The claims on him were as follows: He was arraigned by the Court on two state charges of breaking and entering with intent to commit a felony. He was indicted by a federal grand jury on charges of wire fraud, computer fraud, unlawfully obtaining information from a protected computer, and recklessly damaging a protected computer. On November 17, 2011, Swartz was indicted by a Middlesex County Superior Court grand jury on state charges of breaking and entering with intent, grand larceny, and unauthorized access to a computer network.  On September 12, 2012, federal prosecutors filed a superseding indictment adding nine more felony counts, which increased Swartz's maximum criminal exposure to 50 years of imprisonment and $1 million in fines. By the nd of the case he had 13-count indictment and was facing prosecution for alleged computer crimes.

One argument was that no one actually knew what he intended to do with the JSTOR after he would have downloaded the catalog.
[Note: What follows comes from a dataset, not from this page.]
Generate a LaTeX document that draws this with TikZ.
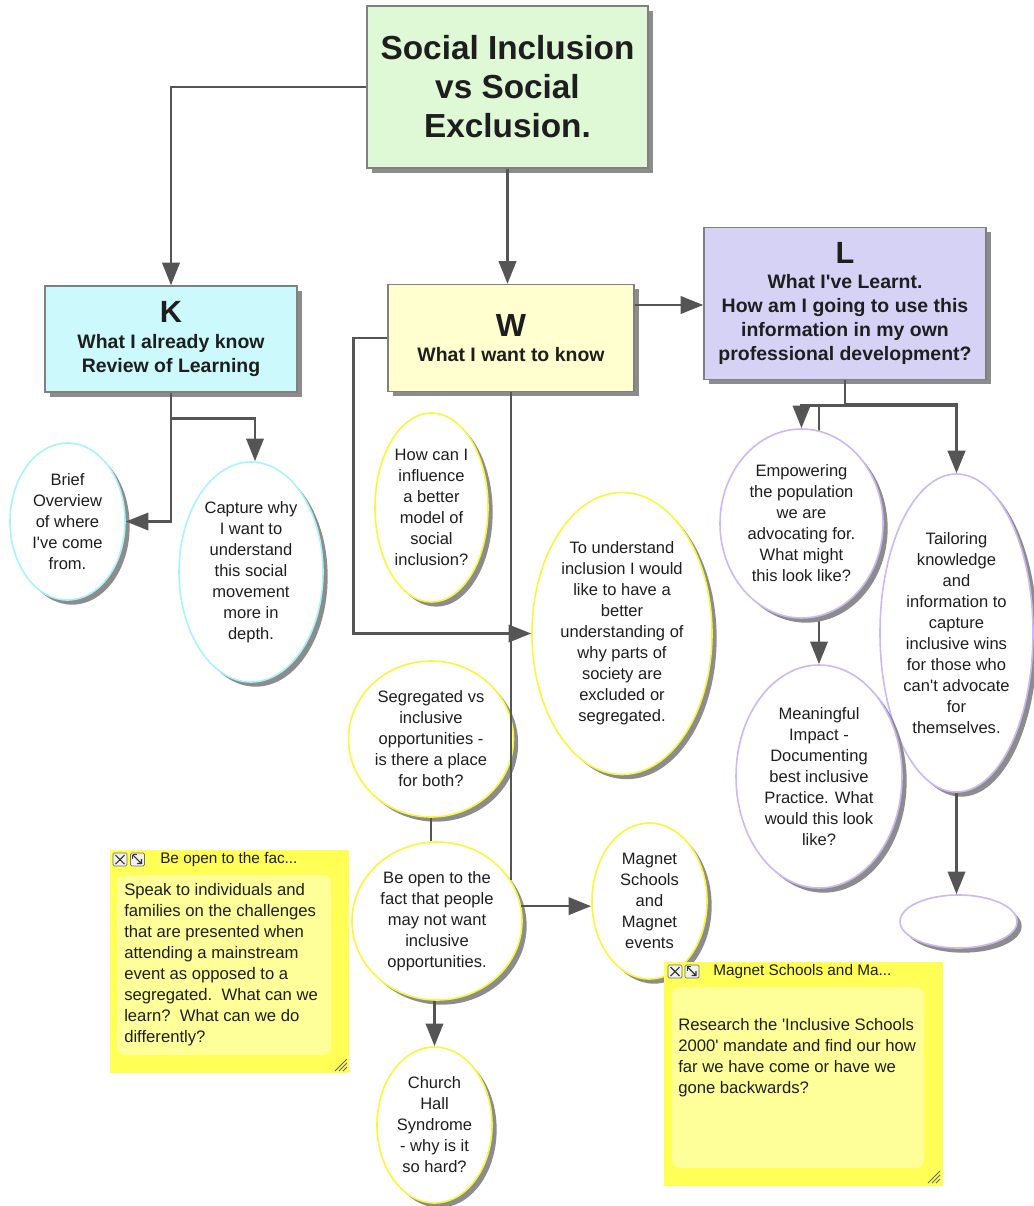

Some think he was planning on releasing it to the public because he believed it should be free. Another argument is that there were not actually any set guidelines to follow back then for these types of crimes so he definitely was put into a loosing position. He was being overcharged for all of these crimes. The pressure of this case was so much for him that he hanged himself on January 11th 2013.

The prosecutors did offer Aaron a plea to recommend a sentence of six months in a low-security prison, if Swartz would plead guilty to 13 federal crimes. Swartz and his lead attorney rejected that deal, opting instead for a trial in which prosecutors would have been forced to justify their pursuit of Swartz. This case was so unfair to him and the principle here is that if the government wants to take you down they can. Everything that happened in this case was not handled properly. It was only after his death that certain laws were revised that would have actually relieved  Aaron of 10 of his 13 counts  of felony.